After replying to him, he did cancel the "friendship" in Facebook. Fits well with the EP conservatives and Greens which tried to pass a text that said Schröder "should make no public statements about Russia" [1]. Anyway, thanks for the link!

  • /Russia is pointing to the "Kosovo precedent" as justification for its actions in Crimea./ - Where did it? There is the 2nd chapter in http://www.faz.net/aktuell/politik/ausland/europa/krim-krise-putin-brueskiert-die-serben-12832912.html which mentions the position of Putin, that "nur die Bürger, die in einem bestimmten Territorium leben, über deren Zukunft bestimmen können" (only the citizens that live in a certain territory can determine the future [of the territory, or the people? article is unclear]) -> Probably a false claim.
  • /Kosovo's independence is based on international law; Russia's annexation of Crimea is not./ - As of 2014-03-10 there is no annexation.
  • /Yugoslavia's 1974 constitution established Kosovo as an autonomous province with the same rights as Yugoslavia's republics, which included the right to secession./ - Since the province was part of the republic of Serbia this is impossible. -> False claim.
    • http://www.icty.org/x/cases/slobodan_milosevic/trans/en/041201IT.htm Page 33993: "The 1974 constitution gave the province practically all of the functions which the republics had.

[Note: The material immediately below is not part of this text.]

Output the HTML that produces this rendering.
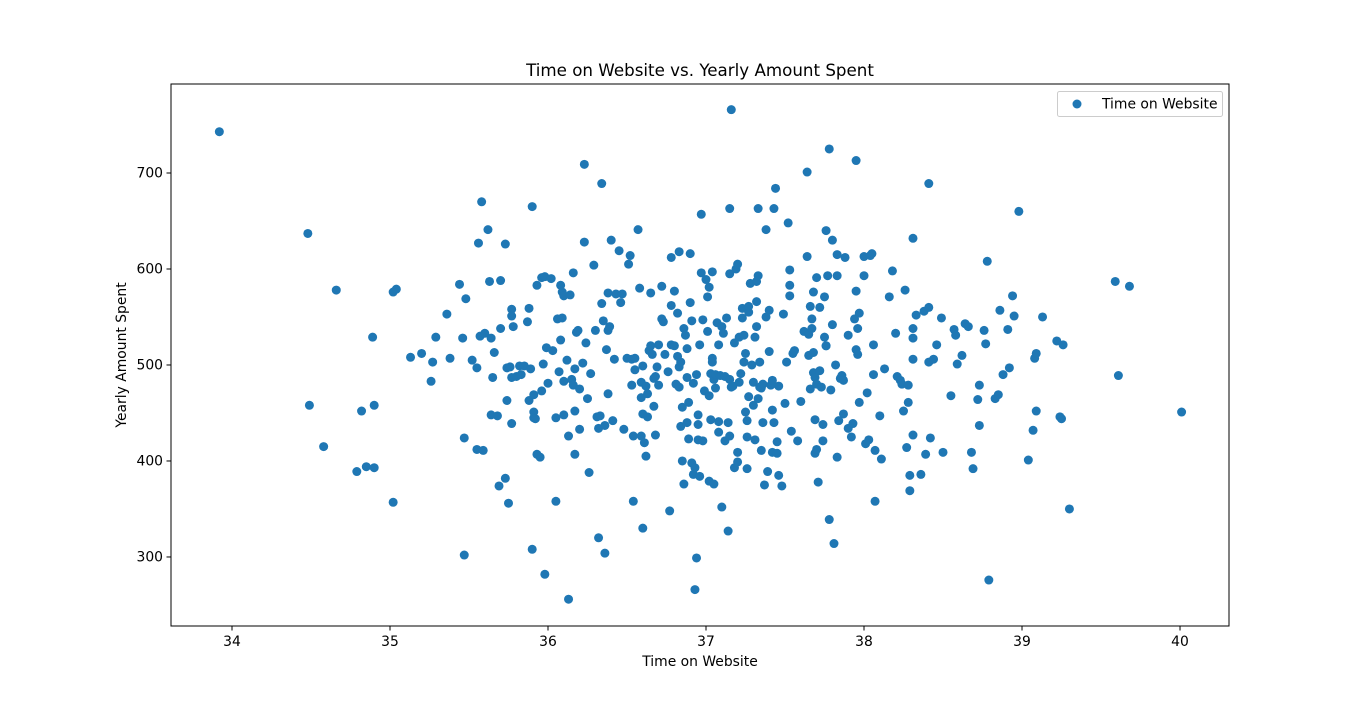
<!DOCTYPE html>
<html><head><meta charset="utf-8"><style>
body{margin:0;background:#fff;}
svg{display:block;font-family:"DejaVu Sans","Liberation Sans",sans-serif;}
</style></head><body>
<svg id="chart" width="1366" height="703">
<text x="700" y="76" font-size="16.7" text-anchor="middle">Time on Website vs. Yearly Amount Spent</text>
<text x="700" y="666" font-size="13.9" text-anchor="middle">Time on Website</text>
<text x="126" y="355" font-size="13.9" text-anchor="middle" transform="rotate(-90 126 355)">Yearly Amount Spent</text>
<g id="xticks"></g>
<g id="yticks"></g>
<g id="points"></g>
<rect x="171" y="84" width="1058" height="542" fill="none" stroke="#000" stroke-width="1"/>
<g>
<rect x="1057.5" y="91.5" width="165" height="25" fill="#fff" stroke="#ccc" rx="2"/>
<circle cx="1077" cy="104" r="4.5" fill="#1f77b4"/>
<text x="1102" y="108.5" font-size="13.9">Time on Website</text>
</g>
</svg>
<script>
const xTicks=[34,35,36,37,38,39,40];
const yTicks=[300,400,500,600,700];
const timeOnWebsite=[33.92,34.48,34.49,34.58,34.66,34.79,34.82,34.85,34.89,34.9,34.9,35.02,35.02,35.04,35.13,35.2,35.26,35.27,35.29,35.36,35.38,35.44,35.46,35.47,35.47,35.48,35.52,35.55,35.55,35.56,35.58,35.57,35.59,35.6,35.62,35.63,35.64,35.64,35.65,35.66,35.68,35.69,35.7,35.7,35.73,35.73,35.74,35.74,35.75,35.76,35.77,35.77,35.77,35.77,35.78,35.8,35.82,35.83,35.85,35.87,35.88,35.88,35.89,35.9,35.9,35.91,35.91,35.91,35.93,35.92,35.93,35.95,35.96,35.96,35.97,35.98,35.98,35.99,36.0,36.02,36.03,36.05,36.05,36.06,36.07,36.08,36.08,36.09,36.09,36.1,36.1,36.1,36.12,36.13,36.13,36.14,36.15,36.16,36.16,36.17,36.17,36.17,36.18,36.19,36.2,36.2,36.22,36.23,36.23,36.24,36.25,36.26,36.27,36.29,36.3,36.31,36.32,36.32,36.33,36.34,36.34,36.35,36.36,36.36,36.37,36.38,36.38,36.38,36.39,36.4,36.41,36.42,36.43,36.45,36.46,36.47,36.48,36.5,36.51,36.52,36.53,36.53,36.54,36.54,36.55,36.55,36.57,36.58,36.59,36.59,36.59,36.6,36.6,36.6,36.61,36.62,36.62,36.63,36.63,36.64,36.65,36.65,36.66,36.67,36.67,36.68,36.68,36.69,36.7,36.7,36.72,36.72,36.73,36.74,36.76,36.77,36.78,36.78,36.78,36.8,36.8,36.81,36.82,36.82,36.83,36.83,36.83,36.84,36.84,36.85,36.85,36.86,36.86,36.87,36.88,36.88,36.88,36.89,36.89,36.9,36.9,36.91,36.91,36.92,36.92,36.93,36.93,36.94,36.94,36.95,36.95,36.95,36.96,36.96,36.97,36.97,36.98,36.98,36.99,37.0,37.01,37.01,37.02,37.02,37.02,37.03,37.03,37.04,37.04,37.04,37.05,37.05,37.06,37.06,37.07,37.08,37.08,37.08,37.09,37.1,37.1,37.11,37.12,37.12,37.13,37.14,37.14,37.15,37.15,37.15,37.15,37.16,37.16,37.17,37.18,37.18,37.19,37.2,37.2,37.2,37.21,37.21,37.22,37.23,37.23,37.24,37.24,37.25,37.25,37.26,37.26,37.26,37.27,37.27,37.27,37.28,37.29,37.3,37.3,37.31,37.31,37.32,37.32,37.32,37.33,37.33,37.33,37.34,37.34,37.35,37.35,37.36,37.36,37.37,37.38,37.38,37.39,37.4,37.4,37.41,37.42,37.42,37.42,37.43,37.43,37.44,37.45,37.45,37.46,37.46,37.48,37.49,37.5,37.51,37.52,37.53,37.53,37.53,37.54,37.55,37.56,37.58,37.6,37.62,37.64,37.64,37.65,37.65,37.66,37.66,37.67,37.67,37.68,37.68,37.68,37.69,37.69,37.69,37.7,37.7,37.7,37.71,37.72,37.72,37.73,37.74,37.74,37.75,37.75,37.76,37.76,37.76,37.77,37.78,37.78,37.79,37.8,37.8,37.81,37.82,37.83,37.83,37.83,37.84,37.85,37.86,37.87,37.87,37.88,37.9,37.9,37.92,37.93,37.94,37.95,37.95,37.95,37.96,37.96,37.97,37.97,38.0,38.0,38.01,38.02,38.03,38.04,38.05,38.06,38.06,38.07,38.07,38.1,38.11,38.13,38.16,38.18,38.2,38.21,38.23,38.24,38.25,38.26,38.27,38.28,38.28,38.29,38.29,38.31,38.31,38.31,38.31,38.31,38.33,38.36,38.38,38.39,38.41,38.41,38.41,38.42,38.44,38.46,38.49,38.5,38.55,38.57,38.58,38.59,38.62,38.64,38.66,38.68,38.69,38.72,38.73,38.73,38.76,38.77,38.78,38.79,38.83,38.85,38.86,38.88,38.91,38.92,38.94,38.95,38.98,39.04,39.07,39.08,39.09,39.09,39.13,39.22,39.24,39.25,39.26,39.3,39.59,39.61,39.68,40.01];
const yearlySpent=[743,637,458,415,578,389,452,394,529,458,393,576,357,579,508,512,483,503,529,553,507,584,528,424,302,569,505,497,412,627,670,530,411,533,641,587,528,448,487,513,447,374,538,588,382,626,463,497,356,498,558,551,487,439,540,488,499,490,499,545,463,559,496,665,308,469,451,445,583,444,407,404,591,473,501,282,592,518,481,590,515,445,358,548,493,526,583,549,576,572,483,448,505,426,256,573,485,479,596,496,452,407,534,536,475,433,502,709,628,523,465,388,491,604,536,446,434,320,447,564,689,546,304,437,516,575,536,470,540,630,442,506,574,619,565,574,433,507,605,614,506,479,426,358,495,507,641,580,466,426,482,330,499,449,419,405,478,446,470,515,575,520,511,486,457,427,488,498,479,521,582,548,545,511,493,348,562,521,612,577,520,480,554,509,477,498,618,503,436,456,400,538,376,531,517,487,440,461,423,616,565,546,398,481,386,266,393,299,490,422,448,438,384,521,596,657,547,421,473,589,571,535,581,468,379,443,491,597,507,503,376,485,490,476,544,521,441,430,489,352,540,533,488,421,549,327,440,663,485,426,595,766,477,478,393,523,600,605,399,409,529,482,491,559,549,531,503,451,512,392,442,425,555,561,467,585,500,482,458,529,422,587,540,566,663,593,465,477,503,476,411,480,440,375,550,641,389,557,514,479,453,484,409,663,440,684,420,408,478,385,374,553,460,503,648,599,583,572,431,512,515,421,462,535,701,613,532,510,475,561,548,538,576,513,492,487,443,408,591,480,412,378,560,494,477,438,421,571,529,640,520,520,593,725,339,474,630,542,314,500,615,593,404,442,486,489,484,449,612,434,531,425,439,548,713,577,516,511,538,554,461,593,613,418,471,422,614,616,521,490,411,358,447,402,496,571,598,533,488,484,480,452,578,414,479,461,369,385,632,538,528,506,427,552,386,556,407,689,503,560,424,506,521,549,409,468,537,531,501,510,543,540,409,392,464,437,479,536,522,608,276,465,469,557,490,537,497,572,551,660,401,432,507,512,452,550,525,446,444,521,350,587,489,582,451];
const NS='http://www.w3.org/2000/svg';
const X0=171,X1=1229,Y0=84,Y1=626;
const xMin=33.614,xMax=40.31,yMin=228.1,yMax=792.7;
function sx(v){return X0+(v-xMin)/(xMax-xMin)*(X1-X0);}
function sy(v){return Y1-(v-yMin)/(yMax-yMin)*(Y1-Y0);}
function mk(tag,attrs,parent){const e=document.createElementNS(NS,tag);for(const k in attrs)e.setAttribute(k,attrs[k]);parent.appendChild(e);return e;}
const gx=document.getElementById('xticks'),gy=document.getElementById('yticks'),gp=document.getElementById('points');
xTicks.forEach(t=>{
  const x=sx(t);
  const l=mk('line',{x1:x,x2:x,y1:Y1,y2:Y1+4.5,stroke:'#000'},gx);
  
  
  const tx=mk('text',{x:x,y:Y1+20,'font-size':13.9,'text-anchor':'middle'},gx);
  tx.textContent=t;
  
  
});
yTicks.forEach(t=>{
  const y=sy(t);
  const l=mk('line',{x1:X0-4.5,x2:X0,y1:y,y2:y,stroke:'#000'},gy);
  
  
  const tx=mk('text',{x:X0-8,y:y+4.5,'font-size':13.9,'text-anchor':'end'},gy);
  tx.textContent=t;
  
  
});
timeOnWebsite.forEach((v,i)=>{
  const c=mk('circle',{cx:sx(v),cy:sy(yearlySpent[i]),r:4.5,fill:'#1f77b4'},gp);
  
  
});
</script>
</body></html>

Not all of them but practically all of them in the Yugoslavia at the time."
    • Page 33995: "The constitution of 1974 practically denied Serbia all rights in Kosovo. The province became practically equal to the republic, both the province of Kosovo and the province of Vojvodina. There were only two differences: One was that the constitution in Serbia had Article 300, making for some singular or united solutions for the whole of the republic; and the second was that the Council of States and Republics had 12 delegates while the number of deputies from the provinces were eight. This was a symbolic difference in the numbers, but the rights that these delegations had were absolutely the same, both in the federal Chamber, there were 30 and 20 deputies."
    • Page 34006: "For instance, the citizenship of the Republic of Serbia, because there was no citizenship of the province; right?" - "Right." ... "They wanted to demonstrate that the province was practically a republic. They wanted to put a mark of equality between the province and the republic." ... province wants to grant citizenship to immigrants coming from Albania.
    • Page 34013: "What they wanted was secession from Serbia. They wanted Kosovo to become a republic."
    • Page 34043: "Mr. Jokanovic, for the Assembly of Serbia to be able to pass these amendments, it was necessary to receive the approval of both provinces; is that so?" - "Yes." - "Was it necessary to have the approval of the Republic of Serbia for provincial assemblies to pass amendments?" - "No. Serbia's approval was not necessary. Provinces could change their constitutions independently."
  • /which included the right to secession/ -> any trustworthy citation?
  • /Kosovars exercised their constitutional right to secede in a 1992 referendum./ -> any trustworthy citation?

2014-10-13 Anatoly Vorobey

  • /at least because in one place was protracted civil war, and the other does not. / - There will always be some differences between two situations in two territories. But, as far as international law and "legality" are concerned, how are the differences relevant? Should the Crimeans start a civil war first to get their referendum accepted by the EU/NATO/USA?